I hate what you have done to me. For so many years, you have locked me in a personal prison.
You have lied to me over and over again. You told me that I couldn't live life without you.
You told me you were my friend and that you would celebrate with me during the great times. I believed you and chose you during those times.
You told me that I needed you when conflicts came up and that you would help me. I believed you and chose you.
You told me that you would comfort me when I was down and sad. I believed you and chose you.
You told me that I couldn't raise my kids without you and that parenting would be easier with you. I believed you and chose you.
You are a liar and a poison. I've never needed you. You've never helped me.
You twisted my perceptions and kept me from learning how to manage life in a healthy way.
You hurt my body. You let me starve myself by choosing you over food. I am a diabetic now. Yes, this is hereditary but I am sure you have played your part. I can't run anymore or go walking without gasping for air in a matter of seconds.
You've kept me from truly building my new friendships because I can't take you with me. You've made me afraid to give my non-smoking friends hugs because I don't want them to smell me that close.

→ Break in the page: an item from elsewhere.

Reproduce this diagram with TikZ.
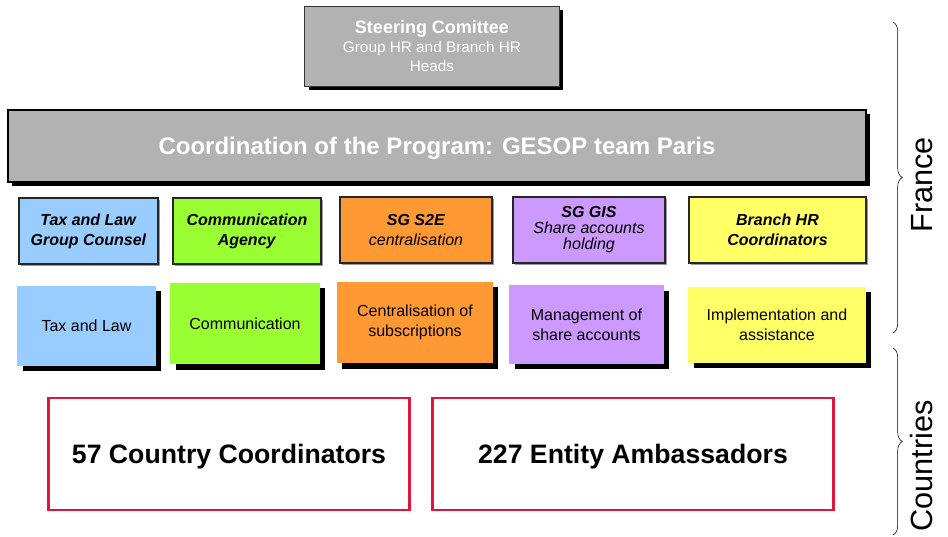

You let me push my kids away when they wanted hugs and cuddles because you were there. I hope they don't think I love you more.
I can't live like this anymore! Our relationship has to end. I chose you but I don't have to choose you! I have given myself a release date and I am setting myself free from this prison.
I've kept it from you for awhile but you must know now. On, March 14, 2019 - I am going to wake up a non-smoker. I am going to wake up free and able to enjoy all the things you have kept me from.